TASK TO CARRY OUT: Starting at the first line of the listing below, repeat each line up to and including the one containing "un equipo de". Leave out pictures.
***** PROVIDED DATA
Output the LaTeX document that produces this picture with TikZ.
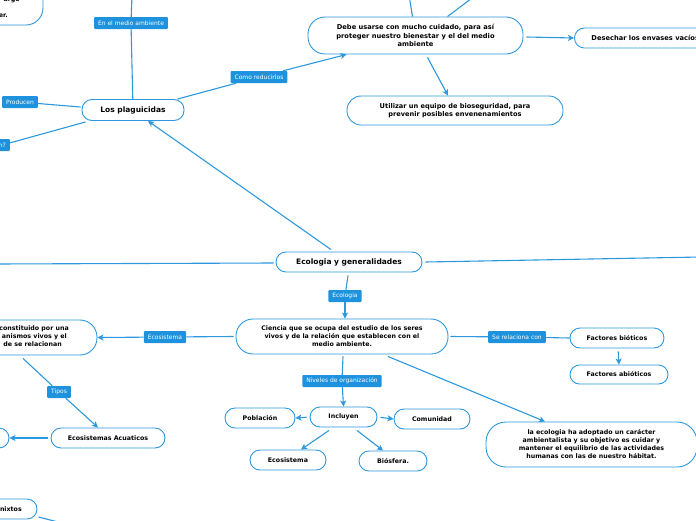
\documentclass[tikz,border=0pt]{standalone}
\usepackage{fontspec}
\setmainfont{DejaVu Sans}
\usetikzlibrary{arrows.meta,calc}
\definecolor{bblue}{RGB}{45,152,222}
\definecolor{lblue}{RGB}{30,146,220}
\begin{document}
\begin{tikzpicture}[x=1pt,y=-1pt,
 box/.style={draw=bblue,line width=0.9pt,fill=white,rounded corners=9pt,align=center,inner sep=0pt,font=\bfseries\fontsize{6.3}{8}\selectfont},
 bigbox/.style={box,font=\bfseries\fontsize{7.5}{9}\selectfont},
 lbl/.style={fill=lblue,text=white,rounded corners=1pt,inner xsep=4pt,inner ysep=0pt,minimum height=12pt,font=\fontsize{6}{7}\selectfont},
 con/.style={draw=bblue,line width=1.1pt},
 arr/.style={con,-{Stealth[length=6pt,width=6pt,inset=1.5pt]}},
 frag/.style={inner sep=0pt,font=\bfseries\fontsize{6.3}{8}\selectfont}]
\useasboundingbox (0,0) rectangle (696,520);
\clip (0,0) rectangle (696,520);

% ---------- nodes ----------
\node[box,minimum width=143pt,minimum height=45pt,rounded corners=17pt] (topl) at (-28.5,2.5) {};
\node[frag,anchor=east] (topla) at (20,0) {argo};
\node[frag,anchor=east] (toplb) at (8,16) {er.};

\node[lbl] (lblmedio) at (131,23) {En el medio ambiente};
\node[bigbox,minimum width=102pt,minimum height=21pt,rounded corners=10pt] (plag) at (133,110) {Los plaguicidas};
\node[lbl] (lblprod) at (20,102) {Producen};
\node[lbl,anchor=east] (lblq) at (10,145) {n?};
\node[lbl] (lblcomo) at (259,77) {Como reducirlos};

\node[box,minimum width=215pt,minimum height=37pt,rounded corners=17pt,font=\bfseries\fontsize{6.7}{8.2}\selectfont] (debe) at (415.5,35.5)
  {Debe usarse con mucho cuidado, para así\\proteger nuestro bienestar y el del medio\\ambiente};
\node[box,anchor=west,minimum height=20pt,inner xsep=17pt,rounded corners=10pt,font=\bfseries\fontsize{6.7}{8}\selectfont] (desechar) at (574,38)
  {Desechar los envases vacíos};
\node[box,minimum width=216pt,minimum height=29pt,rounded corners=14pt,font=\bfseries\fontsize{6.6}{8}\selectfont] (util) at (455,110.5)
  {Utilizar un equipo de bioseguridad, para\\prevenir posibles envenenamientos};

\node[bigbox,minimum width=146pt,minimum height=20pt,rounded corners=10pt] (eco) at (349,262) {Ecologia y generalidades};
\node[lbl] (lbleco) at (345,296) {Ecologia};
\node[box,minimum width=212pt,minimum height=35pt,rounded corners=17pt] (ciencia) at (342,336.5)
  {Ciencia que se ocupa del estudio de los seres\\vivos y de la relación que establecen con el\\medio ambiente.};

\node[lbl] (lblecosis) at (165,337) {Ecosistema};
\node[box,minimum width=200pt,minimum height=35pt,rounded corners=17pt] (leftnode) at (-3,337.5) {};
\node[frag,anchor=east] (lfa) at (69,328.5) {constituido por una};
\node[frag,anchor=east] (lfb) at (67,336.5) {anismos vivos y el};
\node[frag,anchor=east] (lfc) at (62,344.5) {de se relacionan};

\node[lbl] (lbltipos) at (59,392) {Tipos};
\node[box,minimum width=114pt,minimum height=20pt,rounded corners=10pt] (acuat) at (108,438) {Ecosistemas Acuaticos};
\node[box,minimum width=98pt,minimum height=20pt,rounded corners=10pt] (leftbox2) at (-40,438) {};

\node[box,minimum width=98pt,minimum height=20pt,rounded corners=10pt] (mixtos) at (-12,509) {};
\node[frag,anchor=east] (mixt) at (22,509) {nixtos};

\node[lbl] (lblse) at (517,337) {Se relaciona con};
\node[box,minimum width=94pt,minimum height=20pt,rounded corners=10pt] (biot) at (617,338) {Factores bióticos};
\node[box,minimum width=98pt,minimum height=19pt,rounded corners=9.5pt] (abiot) at (619,374.5) {Factores abióticos};

\node[box,minimum width=211pt,minimum height=45pt,rounded corners=20pt] (ecol2) at (591.5,444.5)
  {la ecologia ha adoptado un carácter\\ambientalista y su objetivo es cuidar y\\mantener el equilibrio de las actividades\\humanas con las de nuestro hábitat.};

\node[lbl] (lblniv) at (342,381) {Niveles de organización};
\node[box,minimum width=67pt,minimum height=20pt,rounded corners=10pt] (incl) at (343.5,417) {Incluyen};
\node[box,minimum width=70pt,minimum height=20pt,rounded corners=10pt] (pobl) at (260,418) {Población};
\node[box,minimum width=76pt,minimum height=20pt,rounded corners=10pt] (comu) at (432,419) {Comunidad};
\node[box,minimum width=76pt,minimum height=20pt,rounded corners=10pt] (ecosis) at (288,460) {Ecosistema};
\node[box,minimum width=68pt,minimum height=20pt,rounded corners=10pt] (bios) at (393,461) {Biósfera.};

% free ends
\coordinate (topA) at (132,-5);
\coordinate (topB) at (409,-5);
\coordinate (topC) at (476,-5);
\coordinate (leftE) at (-5,264);
\coordinate (rightE) at (701,257);
\coordinate (mixE) at (62,523);

% ---------- connectors ----------
\draw[con] (topA) -- (lblmedio);
\draw[con] (lblmedio) -- (plag);
\draw[con] ($(plag.west)+(-1,-3)$) -- (lblprod);
\draw[con] ($(plag.south west)+(4,1)$) -- (lblq);
\draw[con] ($(plag.north east)+(-7,0)$) -- (lblcomo);
\draw[arr] (lblcomo) -- ($(debe.south)+(-69,0)$);
\draw[con] ($(debe.north)+(-3,0)$) -- (topB);
\draw[con] ($(debe.north)+(32,0)$) -- (topC);
\draw[arr] ($(debe.east)+(3,1.5)$) -- (desechar.west);
\draw[arr] ($(debe.south)+(12,3)$) -- ($(util.north)+(-7,0)$);

\draw[arr] ($(eco.north)+(-18,-2)$) -- ($(plag.south)+(15,0)$);
\draw[con] ($(eco.west)+(-2,1)$) -- (leftE);
\draw[con] ($(eco.east)+(3,0)$) -- (rightE);
\draw[con] ($(eco.south)+(-1,3)$) -- (lbleco);
\draw[arr] (lbleco) -- ($(ciencia.north)+(3,0)$);

\draw[con] ($(ciencia.west)+(-2,0)$) -- (lblecosis);
\draw[arr] (lblecosis) -- ($(leftnode.east)+(0,0)$);
\draw[con] ($(leftnode.south)+(26,3)$) -- (lbltipos);
\draw[arr] (lbltipos) -- ($(acuat.north)+(-10,0)$);
\draw[arr,shorten <=3pt] (acuat.west) -- (leftbox2.east);
\draw[con] ($(mixtos.east)+(1,8)$) -- (mixE);

\draw[con] ($(ciencia.east)+(2,0)$) -- (lblse);
\draw[con] (lblse) -- (biot.west);
\draw[arr,shorten <=3pt] ($(biot.south)+(1,0)$) -- (abiot.north);
\draw[arr] ($(ciencia.south)+(46,2)$) -- ($(ecol2.north)+(-46.5,0)$);

\draw[con] ($(ciencia.south)+(1,2)$) -- (lblniv);
\draw[arr] (lblniv) -- (incl.north);
\draw[arr,shorten <=3pt] (incl.west) -- (pobl.east);
\draw[arr,shorten <=3pt] (incl.east) -- (comu.west);
\draw[arr] ($(incl.south)+(-14.5,3)$) -- ($(ecosis.north)+(13,0)$);
\draw[arr] ($(incl.south)+(13.5,3)$) -- ($(bios.north)+(-10,0)$);
\end{tikzpicture}
\end{document}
**********
SOLUTION TO THIS PROBLEM:
Output the LaTeX document that produces this picture with TikZ.
\documentclass[tikz,border=0pt]{standalone}
\usepackage{fontspec}
\setmainfont{DejaVu Sans}
\usetikzlibrary{arrows.meta,calc}
\definecolor{bblue}{RGB}{45,152,222}
\definecolor{lblue}{RGB}{30,146,220}
\begin{document}
\begin{tikzpicture}[x=1pt,y=-1pt,
 box/.style={draw=bblue,line width=0.9pt,fill=white,rounded corners=9pt,align=center,inner sep=0pt,font=\bfseries\fontsize{6.3}{8}\selectfont},
 bigbox/.style={box,font=\bfseries\fontsize{7.5}{9}\selectfont},
 lbl/.style={fill=lblue,text=white,rounded corners=1pt,inner xsep=4pt,inner ysep=0pt,minimum height=12pt,font=\fontsize{6}{7}\selectfont},
 con/.style={draw=bblue,line width=1.1pt},
 arr/.style={con,-{Stealth[length=6pt,width=6pt,inset=1.5pt]}},
 frag/.style={inner sep=0pt,font=\bfseries\fontsize{6.3}{8}\selectfont}]
\useasboundingbox (0,0) rectangle (696,520);
\clip (0,0) rectangle (696,520);

% ---------- nodes ----------
\node[box,minimum width=143pt,minimum height=45pt,rounded corners=17pt] (topl) at (-28.5,2.5) {};
\node[frag,anchor=east] (topla) at (20,0) {argo};
\node[frag,anchor=east] (toplb) at (8,16) {er.};

\node[lbl] (lblmedio) at (131,23) {En el medio ambiente};
\node[bigbox,minimum width=102pt,minimum height=21pt,rounded corners=10pt] (plag) at (133,110) {Los plaguicidas};
\node[lbl] (lblprod) at (20,102) {Producen};
\node[lbl,anchor=east] (lblq) at (10,145) {n?};
\node[lbl] (lblcomo) at (259,77) {Como reducirlos};

\node[box,minimum width=215pt,minimum height=37pt,rounded corners=17pt,font=\bfseries\fontsize{6.7}{8.2}\selectfont] (debe) at (415.5,35.5)
  {Debe usarse con mucho cuidado, para así\\proteger nuestro bienestar y el del medio\\ambiente};
\node[box,anchor=west,minimum height=20pt,inner xsep=17pt,rounded corners=10pt,font=\bfseries\fontsize{6.7}{8}\selectfont] (desechar) at (574,38)
  {Desechar los envases vacíos};
\node[box,minimum width=216pt,minimum height=29pt,rounded corners=14pt,font=\bfseries\fontsize{6.6}{8}\selectfont] (util) at (455,110.5)
  {Utilizar un equipo de bioseguridad, para\\prevenir posibles envenenamientos};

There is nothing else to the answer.